Quella foglia di ulivo rappresentava il ritorno della pace con Dio e fra gli uomini. La “Profezia di Malachia” a cui ho accennato è un antico documento che consiste in un elenco di 111 papi, ciascuno con un motto in latino di difficile comprensione. È attribuita a san Malachia di Armagh (1095-1148) e viene periodicamente riproposta perché si ritiene che l’ultimo Papa della lista, Gloria Olivae, coincida con Benedetto XVI, dopodiché ci sarebbe la distruzione di Roma e la fine del mondo (o del Papato). È ritenuta in genere inattendibile.
Eppure Benedetto XVI, intervistato da Peter Seewald nel libro Ultime conversazioni, a sorpresa, ha riflettuto con serietà su questa «profezia probabilmente nata nei circoli intorno a Filippo Neri». Poi ha spiegato: «A quell’epoca i protestanti sostenevano che il papato fosse finito, e lui voleva solo dimostrare, con una lista lunghissima di papi, che invece non era così. Non per questo, però, si deve dedurre che finirà davvero. Piuttosto che la sua lista non era ancora abbastanza lunga!».

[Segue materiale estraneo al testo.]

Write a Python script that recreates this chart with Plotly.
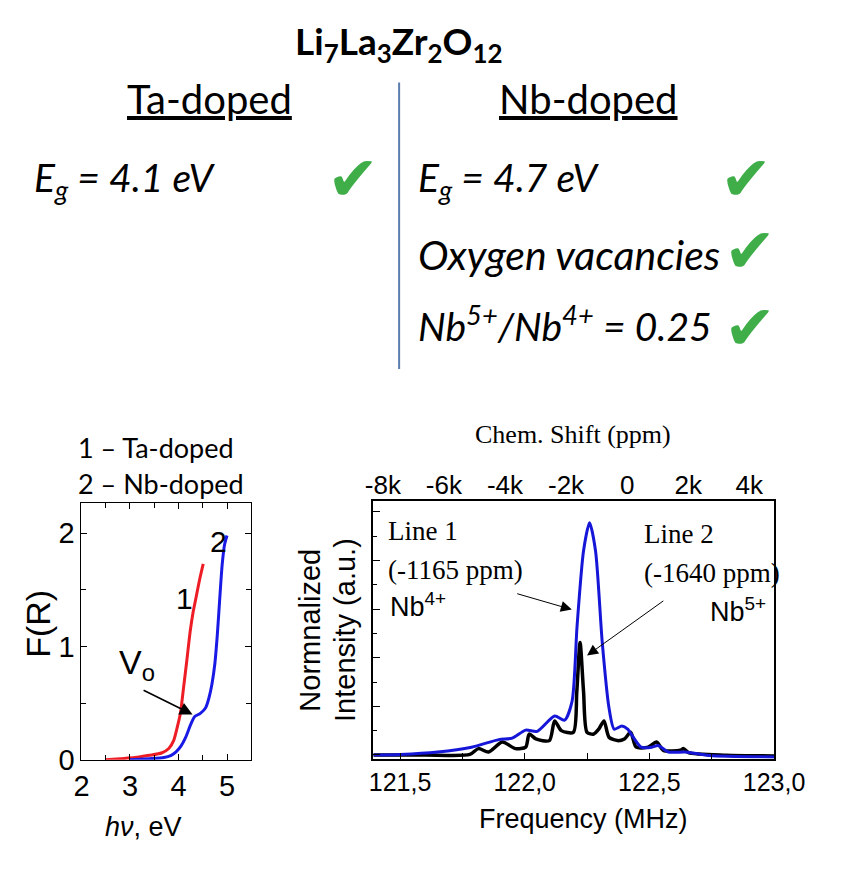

Quindi non sarebbe prevista la fine: né del papato, né del mondo. Si può dire perciò che Gloria olivae sia un’ottima definizione degli ultimi due pontefici (del resto Benedetto è vissuto per quasi tutto il pontificato di Francesco) e in fondo di tutti i pontefici dell’ultimo secolo per la loro opera di pace.